▶ _Task instructions_:
Extract the opening line of the entries and every line after it, stopping at and including the line that contains "color='#003399', linewidth=1, ax=ax)". Do not include pictures.

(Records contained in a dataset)
========================================

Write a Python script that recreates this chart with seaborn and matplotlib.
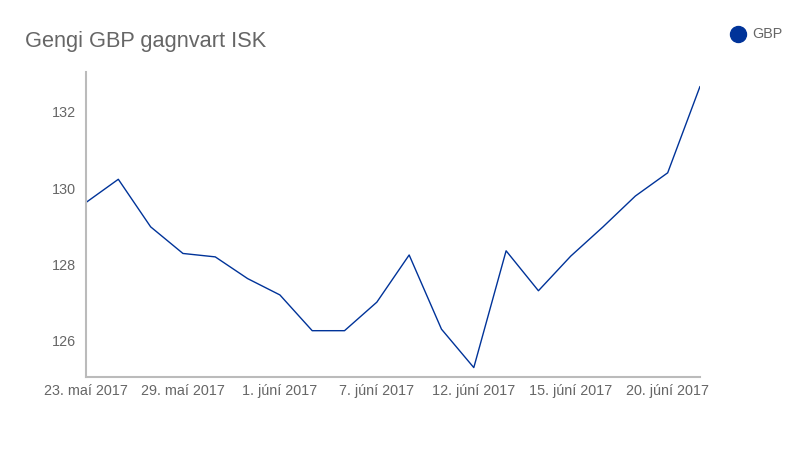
import pandas as pd
import numpy as np
import seaborn as sns
import matplotlib.pyplot as plt
from matplotlib.lines import Line2D

#Data (trading days, GBP in ISK)
dates = ["23. maí 2017", "24. maí 2017", "26. maí 2017", "29. maí 2017", "30. maí 2017",
         "31. maí 2017", "1. júní 2017", "2. júní 2017", "6. júní 2017", "7. júní 2017",
         "8. júní 2017", "9. júní 2017", "12. júní 2017", "13. júní 2017", "14. júní 2017",
         "15. júní 2017", "16. júní 2017", "19. júní 2017", "20. júní 2017", "21. júní 2017"]
gbp = [129.62, 130.23, 128.98, 128.28, 128.19, 127.62, 127.19, 126.25, 126.25, 127.00,
       128.24, 126.29, 125.28, 128.35, 127.30, 128.21, 128.98, 129.79, 130.40, 132.67]
y_ticks = [126, 128, 130, 132]

df = pd.DataFrame({'idx': range(len(dates)), 'date': dates, 'GBP': gbp})

sns.set_style("white")
plt.rcParams['font.family'] = ['Liberation Sans', 'DejaVu Sans']

fig = plt.figure(figsize=(8, 4.5), dpi=100)
ax = fig.add_axes([0.1075, 0.162, 0.7675, 0.678])

sns.lineplot(data=df, x='idx', y='GBP', color='#003399', linewidth=1, ax=ax)

ax.set_xlim(0, len(dates) - 1)
ax.set_ylim(125.03, 133.05)
ax.set_xticks(df['idx'][::3])
ax.set_xticklabels(df['date'][::3])
ax.set_yticks(y_ticks)
ax.tick_params(length=0, labelsize=10.4, colors='#666666', pad=7)
ax.tick_params(axis='x', pad=5)
ax.set_xlabel("")
ax.set_ylabel("")

for side in ['top', 'right']:
    ax.spines[side].set_visible(False)
for side in ['left', 'bottom']:
    ax.spines[side].set_color('#bbbbbb')
    ax.spines[side].set_linewidth(1.5)

fig.text(25 / 800, 1 - 41 / 450, "Gengi GBP gagnvart ISK", fontsize=15.7, color='#666666', va='center', ha='left')

#Legend
fig.add_artist(Line2D([738 / 800], [1 - 34 / 450], marker='o', markersize=11.5, color='#003399',
                      linestyle='none', transform=fig.transFigure))
fig.text(752 / 800, 1 - 34 / 450, "GBP", fontsize=10.4, color='#666666', va='center', ha='left')

fig.savefig("out.png", dpi=100)
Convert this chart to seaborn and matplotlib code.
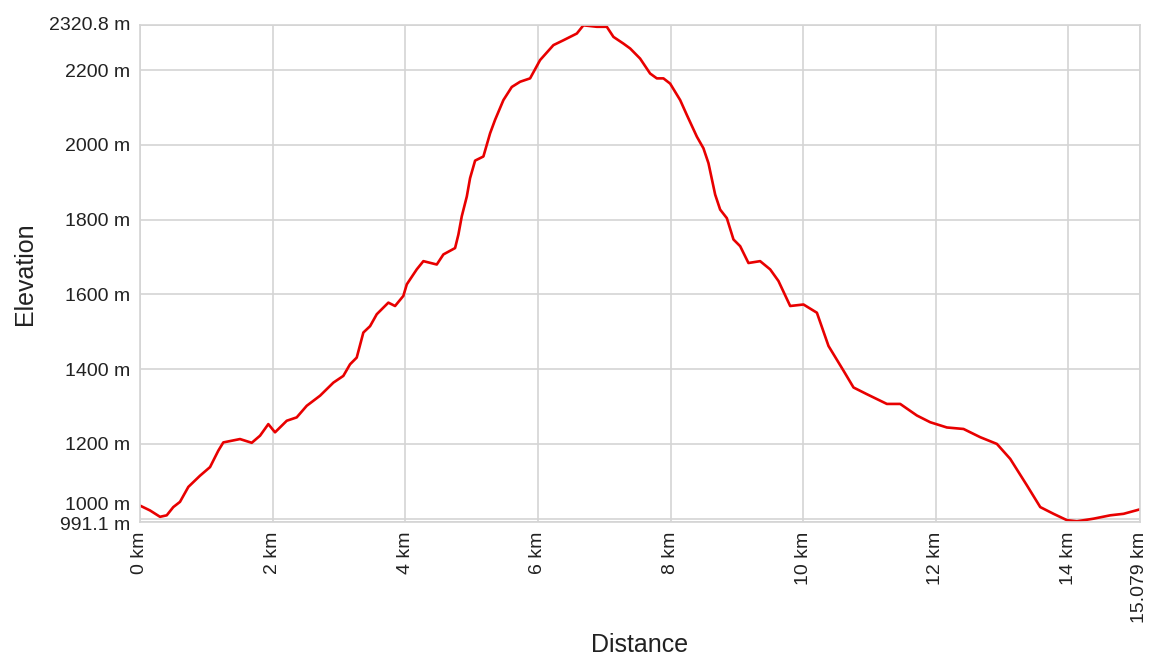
import matplotlib
matplotlib.use("Agg")
import matplotlib.pyplot as plt
import matplotlib.transforms as mtransforms
import seaborn as sns
import pandas as pd

# elevation profile (km, m)
distance_km = [
    0.0, 0.151, 0.302, 0.403, 0.502, 0.603, 0.729, 0.905, 1.056, 1.181,
    1.256, 1.508, 1.685, 1.810, 1.935, 2.036, 2.213, 2.363, 2.514, 2.715,
    2.916, 3.066, 3.167, 3.268, 3.368, 3.469, 3.570, 3.745, 3.846, 3.971,
    4.023, 4.173, 4.273, 4.475, 4.575, 4.751, 4.801, 4.852, 4.928, 4.977,
    5.053, 5.178, 5.279, 5.354, 5.480, 5.606, 5.732, 5.882, 6.033, 6.234,
    6.385, 6.587, 6.686, 6.888, 7.039, 7.139, 7.290, 7.391, 7.541, 7.692,
    7.793, 7.893, 7.994, 8.145, 8.246, 8.397, 8.496, 8.572, 8.673, 8.748,
    8.849, 8.949, 9.050, 9.175, 9.351, 9.502, 9.627, 9.804, 10.005, 10.207,
    10.382, 10.608, 10.759, 10.961, 11.262, 11.463, 11.715, 11.916, 12.167, 12.418,
    12.670, 12.921, 13.122, 13.374, 13.575, 13.775, 13.977, 14.128, 14.379, 14.631,
    14.831, 15.079,
]
elevation_m = [
    1035, 1022, 1005, 1009, 1031, 1045, 1085, 1115, 1138, 1182,
    1204, 1213, 1203, 1222, 1253, 1231, 1262, 1271, 1302, 1329,
    1364, 1382, 1413, 1431, 1498, 1515, 1547, 1578, 1569, 1596,
    1627, 1667, 1689, 1680, 1707, 1724, 1760, 1809, 1862, 1911,
    1958, 1969, 2031, 2067, 2120, 2155, 2169, 2178, 2227, 2267,
    2280, 2298, 2320, 2316, 2316, 2289, 2271, 2258, 2231, 2191,
    2178, 2178, 2164, 2120, 2080, 2022, 1991, 1951, 1867, 1827,
    1804, 1747, 1729, 1684, 1689, 1667, 1636, 1569, 1573, 1551,
    1462, 1396, 1351, 1333, 1307, 1307, 1276, 1258, 1244, 1240,
    1218, 1200, 1160, 1089, 1031, 1013, 996, 993, 1000, 1009,
    1013, 1025,
]

x_ticks = [0, 2, 4, 6, 8, 10, 12, 14, 15.079]
x_labels = ["0 km", "2 km", "4 km", "6 km", "8 km", "10 km", "12 km", "14 km", "15.079 km"]
y_ticks = [991.1, 1000, 1200, 1400, 1600, 1800, 2000, 2200, 2320.8]
y_labels = ["991.1 m", "1000 m", "1200 m", "1400 m", "1600 m", "1800 m", "2000 m", "2200 m", "2320.8 m"]

sns.set_style("whitegrid")
plt.rcParams["font.family"] = ["Liberation Sans", "DejaVu Sans"]

df = pd.DataFrame({"Distance": distance_km, "Elevation": elevation_m})

fig = plt.figure(figsize=(11.49, 6.55), dpi=100)
ax = fig.add_axes([140 / 1149, 133 / 655, 1000 / 1149, 497 / 655])

sns.lineplot(data=df, x="Distance", y="Elevation", ax=ax, color="#e80000", linewidth=1.9)

ax.set_xlim(0, 15.079)
ax.set_ylim(991.1, 2320.8)
ax.set_xticks(x_ticks)
ax.set_xticklabels(x_labels, rotation=90, fontsize=14, color="#222222")
ax.set_yticks(y_ticks)
ax.set_yticklabels(y_labels, fontsize=14, color="#222222")
ax.tick_params(length=0, pad=7)
ax.grid(True, color="#d4d4d4", linewidth=1.2)
for s in ax.spines.values():
    s.set_color("#d4d4d4")
    s.set_linewidth(1.2)

# nudge the two crowded bottom labels apart like the original
labels = ax.get_yticklabels()
shift_up = {0: -0.01, 1: 0.15, 8: 0.02}
for i, dy in shift_up.items():
    labels[i].set_transform(labels[i].get_transform()
                            + mtransforms.ScaledTranslation(0, dy, fig.dpi_scale_trans))

ax.set_xlabel("Distance", fontsize=18, color="#222222")
ax.set_ylabel("Elevation", fontsize=18, color="#222222")
ax.xaxis.set_label_coords(0.5, -0.223)
ax.yaxis.set_label_coords(-0.103, 0.5)

fig.savefig("out.png", dpi=100)
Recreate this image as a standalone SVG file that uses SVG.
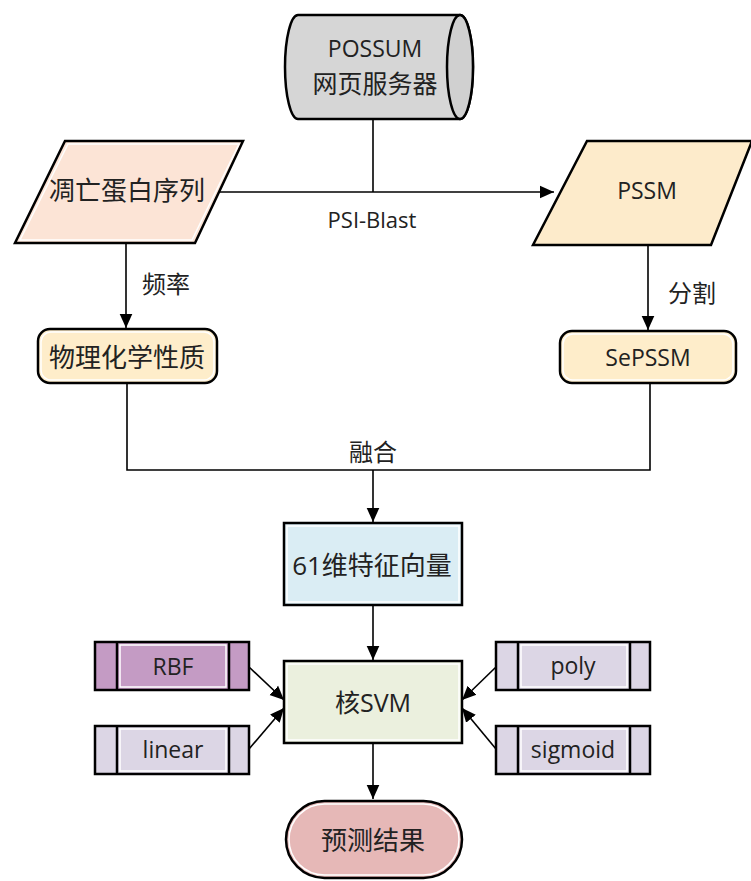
<svg xmlns="http://www.w3.org/2000/svg" width="751" height="881" viewBox="0 0 751 881">
<defs>
<marker id="ahb" viewBox="0 0 10 10" refX="10" refY="5" markerWidth="14" markerHeight="14" markerUnits="userSpaceOnUse" orient="auto">
<path d="M0,0.5 L10,5 L0,9.5 z" fill="#000"/>
</marker>
</defs>
<style>
.sh{stroke:#000;stroke-width:2.5}
.in{fill:none;stroke:#fff;stroke-width:1.5}
.t{font-family:"Open Sans","Noto Sans","Noto Sans CJK SC",sans-serif;font-size:23px;fill:#222;text-anchor:middle;dominant-baseline:central}
.z{font-size:26px}
.l{font-size:24px}
.c{stroke:#000;stroke-width:1.6;fill:none}
</style>
<rect width="751" height="881" fill="#fff"/>

<g id="connectors">
<line class="c" x1="373" y1="120" x2="373" y2="192"/>
<line class="c" x1="218" y1="192" x2="554" y2="192" marker-end="url(#ahb)"/>
<text class="t" x="372" y="219" style="font-size:22px">PSI-Blast</text>
<line class="c" x1="126" y1="243" x2="126" y2="328" marker-end="url(#ahb)"/>
<text class="t l" x="166" y="283">频率</text>
<line class="c" x1="648" y1="245" x2="648" y2="330" marker-end="url(#ahb)"/>
<text class="t l" x="692" y="292">分割</text>
<polyline class="c" points="127,383 127,470 650,470 650,383"/>
<line class="c" x1="373" y1="470" x2="373" y2="522" marker-end="url(#ahb)"/>
<text class="t l" x="373" y="451">融合</text>
<line class="c" x1="373" y1="605" x2="373" y2="660" marker-end="url(#ahb)"/>
<line class="c" x1="373" y1="743" x2="373" y2="799" marker-end="url(#ahb)"/>
<line class="c" x1="249" y1="667" x2="284" y2="700" marker-end="url(#ahb)"/>
<line class="c" x1="249" y1="749" x2="284" y2="708" marker-end="url(#ahb)"/>
<line class="c" x1="496" y1="667" x2="462" y2="700" marker-end="url(#ahb)"/>
<line class="c" x1="496" y1="749" x2="462" y2="708" marker-end="url(#ahb)"/>
</g>

<g id="possum">
<path class="sh" fill="#d6d6d6" d="M298,15 L460,15 A13,52 0 0 1 460,119 L298,119 A13,52 0 0 1 298,15 Z"/>
<ellipse class="sh" cx="460" cy="67" rx="13" ry="52" fill="#d0d0d0"/>
<text class="t" x="375" y="48">POSSUM</text>
<text class="t" x="375" y="83" style="font-size:25px">网页服务器</text>
</g>

<g id="seq">
<polygon class="sh" fill="#fce4d6" points="65,141 243,141 195,243 15,243"/>
<polygon class="in" points="68,144 239,144 192,240 20,240"/>
<text class="t z" x="127" y="190">凋亡蛋白序列</text>
</g>

<g id="pssm">
<polygon class="sh" fill="#fdebcb" points="587,141 752,141 711,245 533,245"/>
<text class="t" x="647" y="190">PSSM</text>
</g>

<g id="physchem">
<rect class="sh" fill="#feedca" x="38" y="329" width="179" height="54" rx="12"/>
<rect class="in" x="41" y="332" width="173" height="48" rx="10"/>
<text class="t z" x="127" y="357">物理化学性质</text>
</g>

<g id="sepssm">
<rect class="sh" fill="#feedca" x="560" y="331" width="176" height="52" rx="12"/>
<rect class="in" x="563" y="334" width="170" height="46" rx="10"/>
<text class="t" x="648" y="357">SePSSM</text>
</g>

<g id="feature">
<rect class="sh" fill="#daedf4" x="284" y="523" width="178" height="82"/>
<rect class="in" x="287" y="526" width="172" height="76"/>
<text class="t z" x="372" y="565">61维特征向量</text>
</g>

<g id="svm">
<rect class="sh" fill="#ebf0de" x="284" y="661" width="178" height="82"/>
<rect class="in" x="287" y="664" width="172" height="76"/>
<text class="t" x="373" y="702" style="font-size:25px">核SVM</text>
</g>

<g id="rbf">
<rect class="sh" fill="#c49bc4" x="95" y="642" width="154" height="48"/>
<line class="sh" x1="117" y1="642" x2="117" y2="690"/>
<line class="sh" x1="229" y1="642" x2="229" y2="690"/>
<rect class="in" x="120" y="645" width="106" height="42"/>
<text class="t" x="173" y="666">RBF</text>
</g>

<g id="linear">
<rect class="sh" fill="#dcd6e5" x="95" y="726" width="154" height="48"/>
<line class="sh" x1="117" y1="726" x2="117" y2="774"/>
<line class="sh" x1="229" y1="726" x2="229" y2="774"/>
<rect class="in" x="120" y="729" width="106" height="42"/>
<text class="t" x="173" y="749">linear</text>
</g>

<g id="poly">
<rect class="sh" fill="#dcd6e5" x="496" y="642" width="154" height="48"/>
<line class="sh" x1="518" y1="642" x2="518" y2="690"/>
<line class="sh" x1="630" y1="642" x2="630" y2="690"/>
<rect class="in" x="521" y="645" width="106" height="42"/>
<text class="t" x="573" y="665">poly</text>
</g>

<g id="sigmoid">
<rect class="sh" fill="#dcd6e5" x="496" y="726" width="154" height="48"/>
<line class="sh" x1="518" y1="726" x2="518" y2="774"/>
<line class="sh" x1="630" y1="726" x2="630" y2="774"/>
<rect class="in" x="521" y="729" width="106" height="42"/>
<text class="t" x="573" y="749">sigmoid</text>
</g>

<g id="result">
<rect class="sh" fill="#e6b8b7" x="286" y="801" width="176" height="77" rx="38.5"/>
<rect class="in" x="289" y="804" width="170" height="71" rx="35.5"/>
<text class="t z" x="373" y="840">预测结果</text>
</g>
</svg>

========================================

▶ _Complete answer_:
Write a Python script that recreates this chart with seaborn and matplotlib.
import pandas as pd
import numpy as np
import seaborn as sns
import matplotlib.pyplot as plt
from matplotlib.lines import Line2D

#Data (trading days, GBP in ISK)
dates = ["23. maí 2017", "24. maí 2017", "26. maí 2017", "29. maí 2017", "30. maí 2017",
         "31. maí 2017", "1. júní 2017", "2. júní 2017", "6. júní 2017", "7. júní 2017",
         "8. júní 2017", "9. júní 2017", "12. júní 2017", "13. júní 2017", "14. júní 2017",
         "15. júní 2017", "16. júní 2017", "19. júní 2017", "20. júní 2017", "21. júní 2017"]
gbp = [129.62, 130.23, 128.98, 128.28, 128.19, 127.62, 127.19, 126.25, 126.25, 127.00,
       128.24, 126.29, 125.28, 128.35, 127.30, 128.21, 128.98, 129.79, 130.40, 132.67]
y_ticks = [126, 128, 130, 132]

df = pd.DataFrame({'idx': range(len(dates)), 'date': dates, 'GBP': gbp})

sns.set_style("white")
plt.rcParams['font.family'] = ['Liberation Sans', 'DejaVu Sans']

fig = plt.figure(figsize=(8, 4.5), dpi=100)
ax = fig.add_axes([0.1075, 0.162, 0.7675, 0.678])

sns.lineplot(data=df, x='idx', y='GBP', color='#003399', linewidth=1, ax=ax)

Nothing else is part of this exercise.